On January 1, 2024, a new piece of federal legislation came into effect that creates new (and potentially complex) reporting requirements for many types of business entities created in the Commonwealth of Kentucky.
The Corporate Transparency Act (CTA) imposes new information reporting obligations on business entities such as corporations (including S-Corporations), LLCs, limited partnerships, and LLPs among others. Beginning on January 1, 2024, such “reporting companies” will have to disclose personal information about 1) the company itself; 2) the “beneficial owners” of such company (referred to as “Beneficial Ownership Information” or “BOI”); and 3) the “company applicants” who filed the initial applications with the Secretary of State to formally establish or register the company. For reporting companies formed prior to January 1, 2024, they will have one year (until January 1, 2025) to file the initial BOI report. For all reporting companies formed on or after January 1, 2024, the company has 90 days after the date it receives notice from the Secretary of State that its creation has become effective to file its initial BOI report. And prospectively, for any reporting company formed on or after January 1, 2025, the company will only have 30 days after receiving notice from the Secretary of State to file its BOI report.

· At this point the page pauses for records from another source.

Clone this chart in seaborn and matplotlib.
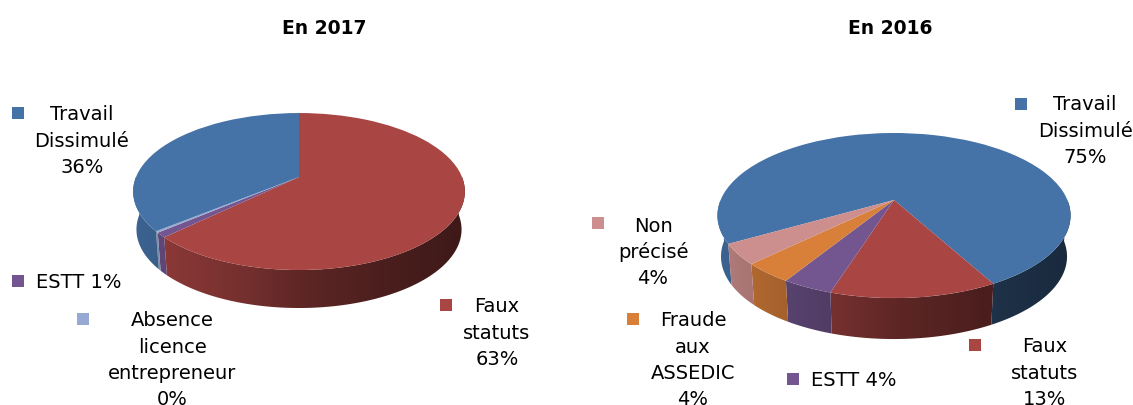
import matplotlib
matplotlib.use('Agg')
import matplotlib.pyplot as plt
import matplotlib.transforms as mtransforms
from matplotlib.patches import Polygon
import numpy as np
import seaborn as sns

# chart values
labels_2017 = ["Faux statuts", "ESTT", "Absence licence entrepreneur", "Travail Dissimulé"]
values_2017 = [63, 1, 0.3, 36]
labels_2016 = ["Travail Dissimulé", "Faux statuts", "ESTT", "Fraude aux ASSEDIC", "Non précisé"]
values_2016 = [75.4, 12.8, 3.9, 3.9, 4.0]

BLUE, RED, PURPLE = "#4572A7", "#A94543", "#735690"
ORANGE, PINK, PALE = "#D87F3A", "#CD8F8D", "#96A9D2"
colors_2017 = sns.color_palette([RED, PURPLE, PALE, BLUE])
colors_2016 = sns.color_palette([BLUE, RED, PURPLE, ORANGE, PINK])

# (key x, key y, text x, first line y, alignment, lines)
notes = [
    (18, 113, 82, 115, "center", ["Travail", "Dissimulé", "36%"], BLUE),
    (18, 281, 36, 282, "left", ["ESTT 1%"], PURPLE),
    (83, 319, 172, 321, "center", ["Absence", "licence", "entrepreneur", "0%"], PALE),
    (446, 305, 497, 307, "center", ["Faux", "statuts", "63%"], RED),
    (1021, 104, 1085, 105, "center", ["Travail", "Dissimulé", "75%"], BLUE),
    (598, 223, 653, 226, "center", ["Non", "précisé", "4%"], PINK),
    (633, 319, 693, 321, "center", ["Fraude", "aux", "ASSEDIC", "4%"], ORANGE),
    (793, 379, 811, 381, "left", ["ESTT 4%"], PURPLE),
    (975, 345, 1045, 347, "center", ["Faux", "statuts", "13%"], RED),
]


class TiltTransform(mtransforms.Transform):
    """Projects the flat unit pie onto the page, the far edge looks smaller"""
    input_dims = 2
    output_dims = 2

    def __init__(self, cx, cy, rx, ry, b):
        super().__init__()
        self.cx, self.cy, self.rx, self.ry, self.b = cx, cy, rx, ry, b

    def transform_non_affine(self, values):
        x, y = np.asarray(values).T
        w = 1 + self.b * y
        return np.column_stack([self.cx + self.rx * x / w, self.cy - self.ry * y / w])


def draw_pie(ax, values, colors, start, tilt, depth, shrink=0.98):
    wedges, _ = ax.pie(values, colors=colors, startangle=start, counterclock=False,
                       wedgeprops={"linewidth": 0})
    x0, x1 = tilt.cx - tilt.rx * 1.05, tilt.cx + tilt.rx * 1.05
    xs = np.linspace(-1, 1, 256)
    shade = np.interp(xs, [-1, -0.8, -0.5, -0.3, 0, 0.5, 1],
                      [0.88, 0.82, 0.74, 0.68, 0.56, 0.44, 0.36])

    for wedge, color in zip(wedges, colors):
        wedge.set_transform(tilt + ax.transData)
        wedge.set_zorder(3)

        # side of the slice, only the part that faces the viewer
        angles = np.radians(np.linspace(wedge.theta1, wedge.theta2, 400))
        front = np.sin(angles) <= 0
        breaks = np.flatnonzero(np.diff(front.astype(int))) + 1
        for run in np.split(np.arange(len(angles)), breaks):
            if not front[run[0]] or len(run) < 2:
                continue
            upper = tilt.transform(np.column_stack([np.cos(angles[run]), np.sin(angles[run])]))
            lower = upper.copy()
            lower[:, 0] = tilt.cx + shrink * (lower[:, 0] - tilt.cx)
            lower[:, 1] += depth
            outline = Polygon(np.vstack([upper, lower[::-1]]), transform=ax.transData)
            gradient = (np.array(color) * shade[:, None])[None, :, :]
            im = ax.imshow(gradient, extent=(x0, x1, 400, 100), aspect="auto",
                           interpolation="bilinear", zorder=2)
            im.set_clip_path(outline)


sns.set_theme(style="white")
plt.rcParams['font.family'] = ['DejaVu Sans']

fig = plt.figure(figsize=(11.33, 4.05), dpi=100)
ax = fig.add_axes([0, 0, 1, 1])

draw_pie(ax, values_2017, colors_2017, 90, TiltTransform(299, 177, 163, 75.8, 0.185), 38)
draw_pie(ax, values_2016, colors_2016, 90 - 240, TiltTransform(894, 200, 173.4, 79.6, 0.188), 41)

ax.set_aspect("auto")
ax.set_xlim(0, 1133)
ax.set_ylim(405, 0)
ax.axis("off")

ax.text(324, 29, "En 2017", fontsize=13.5, fontweight="bold", ha="center", va="center", color="black")
ax.text(890, 29, "En 2016", fontsize=13.5, fontweight="bold", ha="center", va="center", color="black")

for key_x, key_y, text_x, text_y, align, lines, color in notes:
    ax.scatter([key_x], [key_y], marker="s", s=72, color=color, linewidths=0, zorder=4)
    for i, line in enumerate(lines):
        ax.text(text_x, text_y + i * 26.3, line, fontsize=14, ha=align, va="center",
                color="black", zorder=5)

fig.savefig("out.png", dpi=100)
plt.close(fig)
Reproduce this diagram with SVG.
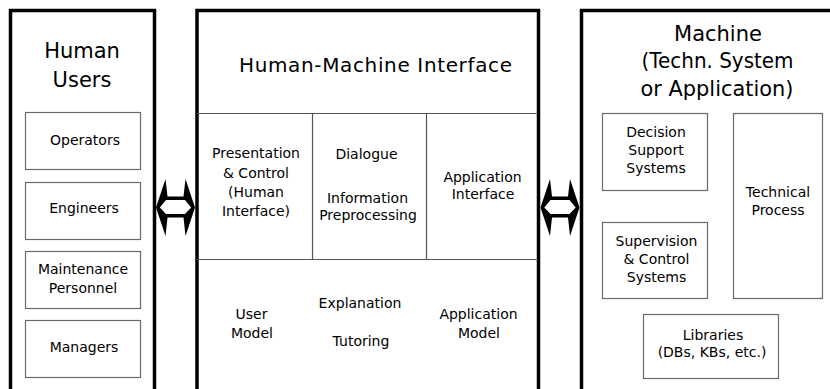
<svg xmlns="http://www.w3.org/2000/svg" width="830" height="389" viewBox="0 0 830 389">
  <style>
    .frame { fill: #fff; stroke: #000; stroke-width: 3.5; }
    .cell { fill: none; stroke: #555; stroke-width: 1.2; }
    .box { fill: #fff; stroke: #6a6a6a; stroke-width: 1.2; }
    .arrow { fill: #000; fill-rule: evenodd; stroke: none; }
    text { font-family: "DejaVu Sans", "Liberation Sans", sans-serif; fill: #000; text-anchor: middle; }
    .big { font-size: 21px; }
    .title { font-size: 20px; }
    .sm { font-size: 14px; }
  </style>
  <defs>
    <!-- hollow two-headed arrow with spiked barbs, 39 wide -->
    <path id="dbl-arrow" d="M0,29.5 L9.5,1 L11.5,18.5 L27.5,18.5 L29.5,1 L39,29.5 L29.5,58 L27.5,39.5 L11.5,39.5 L9.5,58 Z
             M3.8,29.5 L10,22 L29,22 L35.2,29.5 L29,36 L10,36 Z"/>
  </defs>
  <rect width="830" height="389" fill="#fff"/>

  <!-- Human users column -->
  <g id="human-users">
    <rect class="frame" x="10.5" y="10.5" width="144" height="400"/>
    <text class="big" x="82" y="58">Human</text>
    <text class="big" x="82" y="87">Users</text>
  </g>
  <g id="operators">
    <rect class="box" x="25.5" y="112.5" width="115" height="57"/>
    <text class="sm" x="85" y="145">Operators</text>
  </g>
  <g id="engineers">
    <rect class="box" x="25.5" y="182.5" width="115" height="57"/>
    <text class="sm" x="84" y="213">Engineers</text>
  </g>
  <g id="maintenance">
    <rect class="box" x="25.5" y="251.5" width="115" height="57"/>
    <text class="sm" x="83" y="274">Maintenance</text>
    <text class="sm" x="83" y="293">Personnel</text>
  </g>
  <g id="managers">
    <rect class="box" x="25.5" y="320.5" width="115" height="57"/>
    <text class="sm" x="84" y="352">Managers</text>
  </g>

  <!-- Human-machine interface column -->
  <g id="hmi">
    <rect class="frame" x="197" y="10.5" width="341.5" height="400"/>
    <line class="cell" x1="197" y1="113.5" x2="538" y2="113.5"/>
    <line class="cell" x1="197" y1="259.5" x2="538" y2="259.5"/>
    <line class="cell" x1="312.5" y1="113.5" x2="312.5" y2="259.5"/>
    <line class="cell" x1="426.5" y1="113.5" x2="426.5" y2="259.5"/>
    <text class="title" x="375.5" y="72" textLength="273" lengthAdjust="spacing">Human-Machine Interface</text>
  </g>
  <g id="presentation">
    <text class="sm" x="256" y="158">Presentation</text>
    <text class="sm" x="256" y="177.5">&amp; Control</text>
    <text class="sm" x="256" y="197">(Human</text>
    <text class="sm" x="256" y="216">Interface)</text>
  </g>
  <g id="dialogue">
    <text class="sm" x="366.5" y="159">Dialogue</text>
    <text class="sm" x="367.5" y="203">Information</text>
    <text class="sm" x="368" y="220">Preprocessing</text>
  </g>
  <g id="app-interface">
    <text class="sm" x="482.5" y="182">Application</text>
    <text class="sm" x="483" y="199">Interface</text>
  </g>
  <g id="user-model">
    <text class="sm" x="251.5" y="319">User</text>
    <text class="sm" x="252" y="338">Model</text>
  </g>
  <g id="explanation">
    <text class="sm" x="360" y="308">Explanation</text>
    <text class="sm" x="361" y="346">Tutoring</text>
  </g>
  <g id="app-model">
    <text class="sm" x="478.5" y="319">Application</text>
    <text class="sm" x="479" y="338">Model</text>
  </g>

  <!-- Machine column -->
  <g id="machine">
    <rect class="frame" x="581.5" y="10.5" width="300" height="400"/>
    <text class="big" x="718" y="41">Machine</text>
    <text class="big" x="717.5" y="68" textLength="152" lengthAdjust="spacingAndGlyphs">(Techn. System</text>
    <text class="big" x="717" y="96" textLength="153" lengthAdjust="spacingAndGlyphs">or Application)</text>
  </g>
  <g id="decision-support">
    <rect class="box" x="602.5" y="113.5" width="105" height="77"/>
    <text class="sm" x="656" y="137">Decision</text>
    <text class="sm" x="656" y="155">Support</text>
    <text class="sm" x="656" y="173">Systems</text>
  </g>
  <g id="technical-process">
    <rect class="box" x="733.5" y="113.5" width="89" height="185"/>
    <text class="sm" x="778" y="197">Technical</text>
    <text class="sm" x="778" y="215">Process</text>
  </g>
  <g id="supervision">
    <rect class="box" x="602.5" y="222.5" width="105" height="76"/>
    <text class="sm" x="656.5" y="246">Supervision</text>
    <text class="sm" x="656.5" y="264">&amp; Control</text>
    <text class="sm" x="656.5" y="282">Systems</text>
  </g>
  <g id="libraries">
    <rect class="box" x="643.5" y="314.5" width="135" height="64"/>
    <text class="sm" x="713" y="340">Libraries</text>
    <text class="sm" x="712" y="357">(DBs, KBs, etc.)</text>
  </g>

  <!-- Two-way links between the columns -->
  <g id="connectors">
    <use href="#dbl-arrow" class="arrow" x="156" y="178"/>
    <use href="#dbl-arrow" class="arrow" x="540.5" y="178"/>
  </g>
</svg>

Failure to abide by these new reporting requirements can result in significant civil penalties, including a failure to comply penalty of $500-per-day for each day beyond the required filing deadline, as well as potential criminal penalties. The purpose for such a reporting regime and harsh penalties is to help the Department of Treasury’s Financial Crimes Enforcement Network (FinCEN) crack down on the use of shell companies for conducting fraudulent transactions and engaging in illicit or criminal enterprises.
Why does this matter to estate planning? Envision this commonplace scenario: Husband and Wife, both in their mid-50s set up an appointment to discuss putting an estate plan into place. Husband and Wife have 2 college-age children; both Husband and Wife work full-time jobs and each have multiple tax-deferred retirement accounts; Husband and Wife own their personal residence jointly with right of survivorship; and to supplement their income, Husband and Wife purchase 3 single-family rental properties through an LLC that they set up in 2018, with Husband and Wife both listed as members of the LLC. Lastly, Husband and Wife have expressed worry about their children having to deal with the cost and duration of probate in Kentucky. On first impression, a revocable living trust appears to be a good fit to satisfy their goals. Seems like a pretty straightforward example, doesn’t it?
It is, but now with an asterisk. The LLC that Husband and Wife set up back in 2018 – it is a “reporting company” under the terms of the CTA. As members of the LLC, Husband and Wife are responsible for ensuring that the LLC satisfies the CTA reporting requirements by filing the LLC’s BOI report by January 1, 2025. But, in order to appropriately fund their new revocable living trust to meet their goal of avoiding probate, Husband and Wife will need to name the revocable living trust as the owner of the LLC’s membership interests – the trust becomes the beneficial owner of the LLC. As soon as that happens, the CTA reporting requirement is now entangled with Husband and Wife’s estate plan. The trustee(s) – and potentially the beneficiaries – of the revocable living trust are now subject to having their personal information disclosed as part of the LLC’s BOI report. This may not change the outcome of their estate planning goals, but it does add another wrinkle that estate planners will need to consider within their decision-making matrix. This is especially important because it is not hard to imagine how more complex estate planning scenarios than the one outlined above, where a series of trusts and multiple small businesses that meet the definition of a “reporting company” can simultaneously expand and obscure exactly who is the beneficial owner of the reporting company, whose BOI must be disclosed, and who should ultimately be responsible for ensuring the appropriate information is reported.
Because these new reporting requirements under the Corporate Transparency Act can quickly become complex where trusts are involved, and because the penalties can be very harsh, it is critically important for estate planners to be aware of and discuss the CTA when meeting with clients who are considering the use of trusts as part of their estate plan. Estate planners must be able to identify when estate planning techniques will create or change the beneficial ownership of a reporting company, thus affecting BOI reporting under the CTA, and be able to effectively communicate with the client as to the necessary steps they should take to comply with the law. As always, it is good practice to communicate to estate planning clients that they should contact their tax advisors and any legal counsel that were engaged for the purpose of establishing a business entity to determine whether such entity meets the definitions of a “reporting company” under the CTA, as well as to confirm that such reporting requirements and deadlines are being satisfied.